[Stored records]
* * *
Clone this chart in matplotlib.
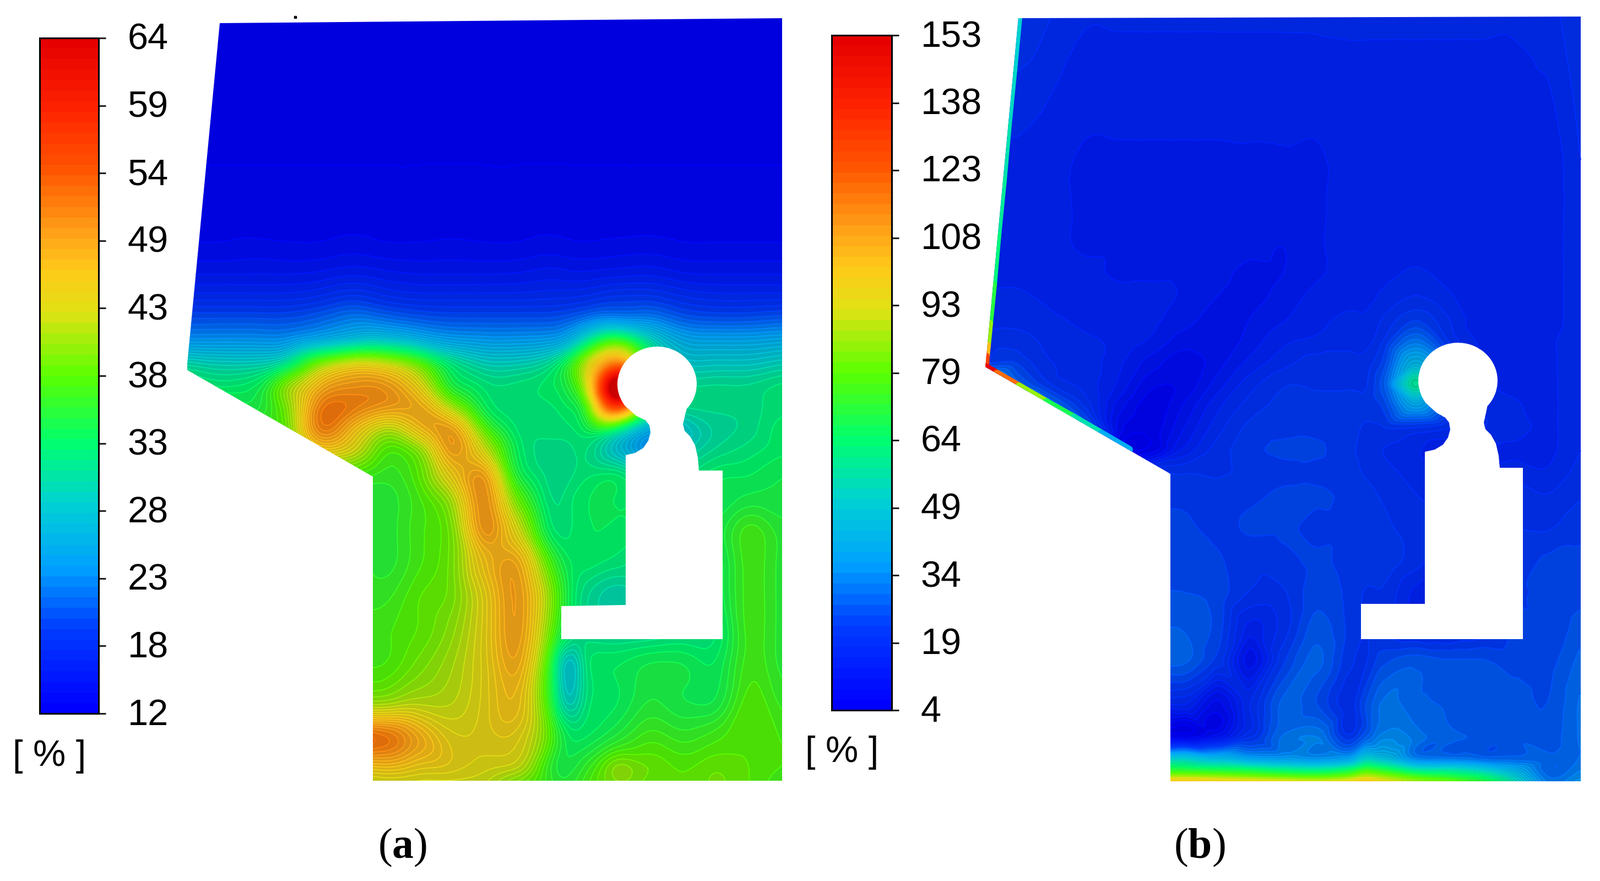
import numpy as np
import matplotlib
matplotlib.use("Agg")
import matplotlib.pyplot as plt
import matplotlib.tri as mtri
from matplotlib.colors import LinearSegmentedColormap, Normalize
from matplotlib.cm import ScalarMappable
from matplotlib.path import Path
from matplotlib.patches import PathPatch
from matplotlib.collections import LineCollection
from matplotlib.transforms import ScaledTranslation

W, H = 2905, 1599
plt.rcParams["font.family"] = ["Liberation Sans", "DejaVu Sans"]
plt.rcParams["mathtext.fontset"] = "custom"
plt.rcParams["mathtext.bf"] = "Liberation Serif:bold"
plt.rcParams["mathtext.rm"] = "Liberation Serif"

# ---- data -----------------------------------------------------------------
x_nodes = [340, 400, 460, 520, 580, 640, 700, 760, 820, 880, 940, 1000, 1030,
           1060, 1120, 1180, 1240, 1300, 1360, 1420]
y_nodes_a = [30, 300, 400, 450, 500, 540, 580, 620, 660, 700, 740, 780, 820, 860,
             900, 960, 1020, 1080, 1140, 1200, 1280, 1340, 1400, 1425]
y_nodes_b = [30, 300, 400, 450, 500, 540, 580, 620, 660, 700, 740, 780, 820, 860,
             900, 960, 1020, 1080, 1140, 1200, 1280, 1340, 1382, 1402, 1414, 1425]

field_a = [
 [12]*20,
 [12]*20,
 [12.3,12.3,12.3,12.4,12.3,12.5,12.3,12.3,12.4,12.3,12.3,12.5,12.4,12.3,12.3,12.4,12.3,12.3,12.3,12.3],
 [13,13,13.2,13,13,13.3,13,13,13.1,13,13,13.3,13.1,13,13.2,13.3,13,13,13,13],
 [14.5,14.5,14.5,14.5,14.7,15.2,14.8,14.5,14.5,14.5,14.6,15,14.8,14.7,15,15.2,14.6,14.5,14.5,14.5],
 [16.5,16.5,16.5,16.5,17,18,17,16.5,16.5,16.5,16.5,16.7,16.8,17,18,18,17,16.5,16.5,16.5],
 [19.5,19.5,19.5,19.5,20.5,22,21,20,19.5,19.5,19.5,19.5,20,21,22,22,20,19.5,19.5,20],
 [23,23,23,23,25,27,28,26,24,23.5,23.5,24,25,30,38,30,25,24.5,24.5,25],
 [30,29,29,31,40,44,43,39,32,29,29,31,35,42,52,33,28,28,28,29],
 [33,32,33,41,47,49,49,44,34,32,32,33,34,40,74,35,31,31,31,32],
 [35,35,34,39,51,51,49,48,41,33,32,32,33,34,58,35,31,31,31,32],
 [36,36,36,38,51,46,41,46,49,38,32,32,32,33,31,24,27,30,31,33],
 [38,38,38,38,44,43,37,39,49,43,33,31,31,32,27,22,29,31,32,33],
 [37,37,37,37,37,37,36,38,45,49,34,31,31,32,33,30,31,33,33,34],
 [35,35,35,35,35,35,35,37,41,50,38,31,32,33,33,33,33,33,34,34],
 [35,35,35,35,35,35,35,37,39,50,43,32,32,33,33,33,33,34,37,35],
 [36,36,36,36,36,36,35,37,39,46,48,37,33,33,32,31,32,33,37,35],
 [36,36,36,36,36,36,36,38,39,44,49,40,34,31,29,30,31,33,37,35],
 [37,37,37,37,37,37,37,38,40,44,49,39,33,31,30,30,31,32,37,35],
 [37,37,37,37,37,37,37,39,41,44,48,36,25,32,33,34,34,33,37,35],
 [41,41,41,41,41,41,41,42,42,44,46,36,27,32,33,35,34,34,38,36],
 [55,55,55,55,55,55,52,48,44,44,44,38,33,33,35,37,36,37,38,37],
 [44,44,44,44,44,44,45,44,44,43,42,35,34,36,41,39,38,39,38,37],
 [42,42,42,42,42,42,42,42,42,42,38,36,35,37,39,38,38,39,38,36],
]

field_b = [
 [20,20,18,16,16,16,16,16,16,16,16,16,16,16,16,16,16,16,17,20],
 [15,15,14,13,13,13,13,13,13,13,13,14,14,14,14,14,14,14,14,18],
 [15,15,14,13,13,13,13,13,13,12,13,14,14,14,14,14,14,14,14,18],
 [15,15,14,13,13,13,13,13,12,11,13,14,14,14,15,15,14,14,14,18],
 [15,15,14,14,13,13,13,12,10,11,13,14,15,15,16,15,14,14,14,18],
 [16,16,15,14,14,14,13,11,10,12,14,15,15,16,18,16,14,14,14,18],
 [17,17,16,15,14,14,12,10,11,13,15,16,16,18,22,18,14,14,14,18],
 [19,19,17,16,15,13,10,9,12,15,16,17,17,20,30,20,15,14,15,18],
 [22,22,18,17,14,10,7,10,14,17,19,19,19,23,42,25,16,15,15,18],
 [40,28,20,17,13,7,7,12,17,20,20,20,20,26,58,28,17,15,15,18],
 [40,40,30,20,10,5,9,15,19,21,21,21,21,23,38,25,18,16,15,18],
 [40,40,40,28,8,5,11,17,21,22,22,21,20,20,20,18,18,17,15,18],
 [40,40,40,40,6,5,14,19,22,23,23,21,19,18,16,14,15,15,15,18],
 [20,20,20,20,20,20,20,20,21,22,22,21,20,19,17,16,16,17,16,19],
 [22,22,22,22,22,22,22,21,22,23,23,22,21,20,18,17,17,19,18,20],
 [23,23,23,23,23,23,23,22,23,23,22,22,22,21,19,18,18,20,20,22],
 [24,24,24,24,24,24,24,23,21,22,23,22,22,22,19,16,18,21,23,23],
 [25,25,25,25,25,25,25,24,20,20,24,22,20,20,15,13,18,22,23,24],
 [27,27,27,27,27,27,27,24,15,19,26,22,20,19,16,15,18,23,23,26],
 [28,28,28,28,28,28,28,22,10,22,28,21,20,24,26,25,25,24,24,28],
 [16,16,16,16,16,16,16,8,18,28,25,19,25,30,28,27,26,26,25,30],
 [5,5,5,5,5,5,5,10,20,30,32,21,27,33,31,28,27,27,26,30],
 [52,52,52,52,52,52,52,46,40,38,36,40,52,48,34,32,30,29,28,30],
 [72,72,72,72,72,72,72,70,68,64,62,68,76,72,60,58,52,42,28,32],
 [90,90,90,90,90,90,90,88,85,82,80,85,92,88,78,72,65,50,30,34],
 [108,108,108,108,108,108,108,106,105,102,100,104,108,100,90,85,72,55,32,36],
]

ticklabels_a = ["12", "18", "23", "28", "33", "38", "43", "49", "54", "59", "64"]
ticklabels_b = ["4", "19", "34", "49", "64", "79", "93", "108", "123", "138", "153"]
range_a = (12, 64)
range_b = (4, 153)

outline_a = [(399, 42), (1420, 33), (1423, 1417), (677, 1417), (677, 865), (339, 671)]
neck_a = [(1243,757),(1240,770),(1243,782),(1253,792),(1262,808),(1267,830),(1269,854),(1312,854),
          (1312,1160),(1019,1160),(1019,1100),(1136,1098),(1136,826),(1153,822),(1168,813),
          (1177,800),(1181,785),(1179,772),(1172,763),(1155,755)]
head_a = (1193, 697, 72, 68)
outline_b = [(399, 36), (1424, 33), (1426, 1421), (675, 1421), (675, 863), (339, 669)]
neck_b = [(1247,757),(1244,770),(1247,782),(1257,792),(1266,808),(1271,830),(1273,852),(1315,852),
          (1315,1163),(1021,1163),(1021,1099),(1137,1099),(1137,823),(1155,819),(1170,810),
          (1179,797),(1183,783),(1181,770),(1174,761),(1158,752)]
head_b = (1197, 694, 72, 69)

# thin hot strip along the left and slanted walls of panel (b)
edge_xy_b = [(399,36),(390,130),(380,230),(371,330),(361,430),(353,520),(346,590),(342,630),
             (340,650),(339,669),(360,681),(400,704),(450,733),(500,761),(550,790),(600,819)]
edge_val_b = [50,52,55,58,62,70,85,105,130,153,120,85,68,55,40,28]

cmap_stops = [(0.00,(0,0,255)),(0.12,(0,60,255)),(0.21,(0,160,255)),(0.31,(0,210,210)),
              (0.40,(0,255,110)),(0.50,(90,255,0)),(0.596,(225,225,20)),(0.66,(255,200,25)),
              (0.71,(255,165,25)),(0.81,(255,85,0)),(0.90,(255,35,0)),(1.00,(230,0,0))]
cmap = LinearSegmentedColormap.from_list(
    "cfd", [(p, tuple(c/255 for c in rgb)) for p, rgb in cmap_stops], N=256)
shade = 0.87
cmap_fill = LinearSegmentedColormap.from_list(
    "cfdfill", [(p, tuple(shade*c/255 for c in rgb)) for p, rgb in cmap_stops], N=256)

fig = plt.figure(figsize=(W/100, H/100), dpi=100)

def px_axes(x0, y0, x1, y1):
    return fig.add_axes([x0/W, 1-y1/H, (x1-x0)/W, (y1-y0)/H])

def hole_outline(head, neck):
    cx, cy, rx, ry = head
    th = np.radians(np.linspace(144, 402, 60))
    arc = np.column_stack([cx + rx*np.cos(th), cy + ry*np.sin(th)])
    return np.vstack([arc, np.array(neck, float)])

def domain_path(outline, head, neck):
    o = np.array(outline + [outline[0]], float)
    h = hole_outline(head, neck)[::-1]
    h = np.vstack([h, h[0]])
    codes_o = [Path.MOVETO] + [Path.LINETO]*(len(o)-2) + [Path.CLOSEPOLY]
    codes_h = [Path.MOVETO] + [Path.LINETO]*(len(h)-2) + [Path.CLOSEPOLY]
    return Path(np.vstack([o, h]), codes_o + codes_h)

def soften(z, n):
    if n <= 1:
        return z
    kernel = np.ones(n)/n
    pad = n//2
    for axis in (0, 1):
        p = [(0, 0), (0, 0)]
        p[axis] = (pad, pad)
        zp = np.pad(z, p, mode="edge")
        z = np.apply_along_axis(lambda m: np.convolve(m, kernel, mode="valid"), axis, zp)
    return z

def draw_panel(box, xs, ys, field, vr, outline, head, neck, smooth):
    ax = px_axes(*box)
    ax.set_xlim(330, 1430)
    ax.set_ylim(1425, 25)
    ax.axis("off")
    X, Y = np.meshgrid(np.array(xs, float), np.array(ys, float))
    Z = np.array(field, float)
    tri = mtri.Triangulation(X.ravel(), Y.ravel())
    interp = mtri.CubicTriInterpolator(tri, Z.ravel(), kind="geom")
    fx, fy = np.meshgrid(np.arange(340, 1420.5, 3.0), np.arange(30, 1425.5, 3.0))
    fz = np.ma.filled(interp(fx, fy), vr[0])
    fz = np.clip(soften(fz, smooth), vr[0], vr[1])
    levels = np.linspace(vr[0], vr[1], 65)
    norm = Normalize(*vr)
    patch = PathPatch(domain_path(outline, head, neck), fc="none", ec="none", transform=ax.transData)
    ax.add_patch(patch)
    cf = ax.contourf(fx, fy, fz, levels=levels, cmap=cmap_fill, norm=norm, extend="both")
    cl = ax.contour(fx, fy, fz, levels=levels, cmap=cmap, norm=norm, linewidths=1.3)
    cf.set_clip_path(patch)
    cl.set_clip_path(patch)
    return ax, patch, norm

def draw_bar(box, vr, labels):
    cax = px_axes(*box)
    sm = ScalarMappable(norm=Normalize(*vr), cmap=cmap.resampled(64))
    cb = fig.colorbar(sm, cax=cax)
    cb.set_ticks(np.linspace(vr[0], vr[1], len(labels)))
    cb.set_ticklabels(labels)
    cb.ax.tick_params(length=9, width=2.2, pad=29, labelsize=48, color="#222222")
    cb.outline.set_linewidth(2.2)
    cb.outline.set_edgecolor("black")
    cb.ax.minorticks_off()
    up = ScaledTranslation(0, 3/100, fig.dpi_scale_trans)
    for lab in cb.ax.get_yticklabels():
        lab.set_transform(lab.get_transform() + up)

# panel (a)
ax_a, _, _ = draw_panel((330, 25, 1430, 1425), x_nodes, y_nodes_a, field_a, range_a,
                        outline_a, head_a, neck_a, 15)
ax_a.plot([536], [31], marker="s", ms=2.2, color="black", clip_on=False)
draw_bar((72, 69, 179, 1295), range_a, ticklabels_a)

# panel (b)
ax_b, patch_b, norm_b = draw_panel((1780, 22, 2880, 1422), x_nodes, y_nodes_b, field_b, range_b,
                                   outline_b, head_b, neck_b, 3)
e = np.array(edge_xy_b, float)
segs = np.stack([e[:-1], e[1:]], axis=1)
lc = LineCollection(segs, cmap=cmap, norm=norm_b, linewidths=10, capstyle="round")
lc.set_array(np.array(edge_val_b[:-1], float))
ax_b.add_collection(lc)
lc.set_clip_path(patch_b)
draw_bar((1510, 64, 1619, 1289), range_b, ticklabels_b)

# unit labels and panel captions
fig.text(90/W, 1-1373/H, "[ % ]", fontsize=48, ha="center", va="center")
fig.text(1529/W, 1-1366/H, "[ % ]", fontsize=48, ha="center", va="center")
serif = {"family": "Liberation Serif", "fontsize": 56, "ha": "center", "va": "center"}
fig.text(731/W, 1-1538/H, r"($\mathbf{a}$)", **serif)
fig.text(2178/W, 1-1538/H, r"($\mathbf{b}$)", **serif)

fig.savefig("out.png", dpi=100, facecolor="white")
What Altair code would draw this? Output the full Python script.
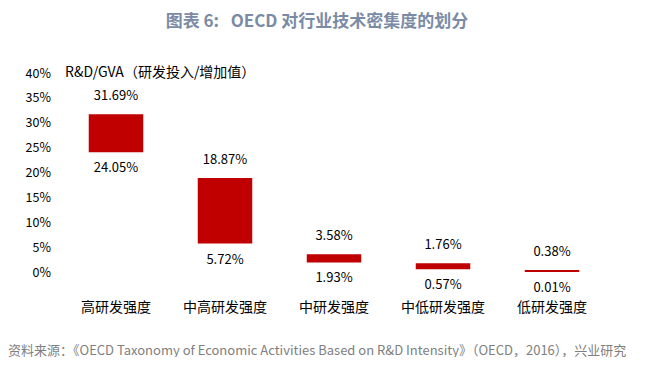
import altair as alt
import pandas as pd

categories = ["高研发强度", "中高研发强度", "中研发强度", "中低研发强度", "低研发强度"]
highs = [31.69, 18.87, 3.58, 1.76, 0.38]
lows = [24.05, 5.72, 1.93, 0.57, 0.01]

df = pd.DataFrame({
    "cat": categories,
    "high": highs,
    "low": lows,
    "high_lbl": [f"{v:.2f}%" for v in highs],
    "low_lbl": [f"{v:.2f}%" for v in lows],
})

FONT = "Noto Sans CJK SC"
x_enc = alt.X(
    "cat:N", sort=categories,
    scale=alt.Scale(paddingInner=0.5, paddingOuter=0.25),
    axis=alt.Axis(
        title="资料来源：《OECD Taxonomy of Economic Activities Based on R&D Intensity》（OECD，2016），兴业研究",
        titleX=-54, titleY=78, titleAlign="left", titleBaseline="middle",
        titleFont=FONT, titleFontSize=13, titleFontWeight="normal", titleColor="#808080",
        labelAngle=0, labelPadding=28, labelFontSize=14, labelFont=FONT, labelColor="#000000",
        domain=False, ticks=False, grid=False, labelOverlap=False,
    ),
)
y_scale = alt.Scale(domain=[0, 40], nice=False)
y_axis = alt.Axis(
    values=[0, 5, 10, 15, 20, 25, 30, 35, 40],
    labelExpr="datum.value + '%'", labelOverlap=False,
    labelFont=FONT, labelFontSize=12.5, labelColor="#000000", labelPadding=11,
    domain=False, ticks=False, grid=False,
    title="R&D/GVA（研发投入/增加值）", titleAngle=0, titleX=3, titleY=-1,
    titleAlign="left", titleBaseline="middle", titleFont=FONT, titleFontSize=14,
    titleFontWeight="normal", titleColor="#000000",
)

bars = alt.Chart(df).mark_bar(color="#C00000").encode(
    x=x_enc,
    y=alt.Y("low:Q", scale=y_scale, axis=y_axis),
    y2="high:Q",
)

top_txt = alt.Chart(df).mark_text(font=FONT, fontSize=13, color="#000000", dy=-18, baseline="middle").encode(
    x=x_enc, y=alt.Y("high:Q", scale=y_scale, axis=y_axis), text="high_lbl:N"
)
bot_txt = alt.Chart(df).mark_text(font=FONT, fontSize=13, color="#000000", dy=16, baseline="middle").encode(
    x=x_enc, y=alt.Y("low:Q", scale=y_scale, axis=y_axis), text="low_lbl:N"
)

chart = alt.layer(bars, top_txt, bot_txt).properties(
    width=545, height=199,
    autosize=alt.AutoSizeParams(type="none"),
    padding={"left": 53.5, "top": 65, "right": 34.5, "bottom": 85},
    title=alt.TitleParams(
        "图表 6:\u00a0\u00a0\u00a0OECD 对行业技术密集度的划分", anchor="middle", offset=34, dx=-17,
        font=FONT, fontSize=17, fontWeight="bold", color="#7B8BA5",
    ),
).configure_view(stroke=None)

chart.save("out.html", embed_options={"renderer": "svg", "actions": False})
* * *
Among the lines of the material, find those that hold the word "this" and copy them.

Clone this chart in matplotlib.
What Altair code would draw this? Output the full Python script.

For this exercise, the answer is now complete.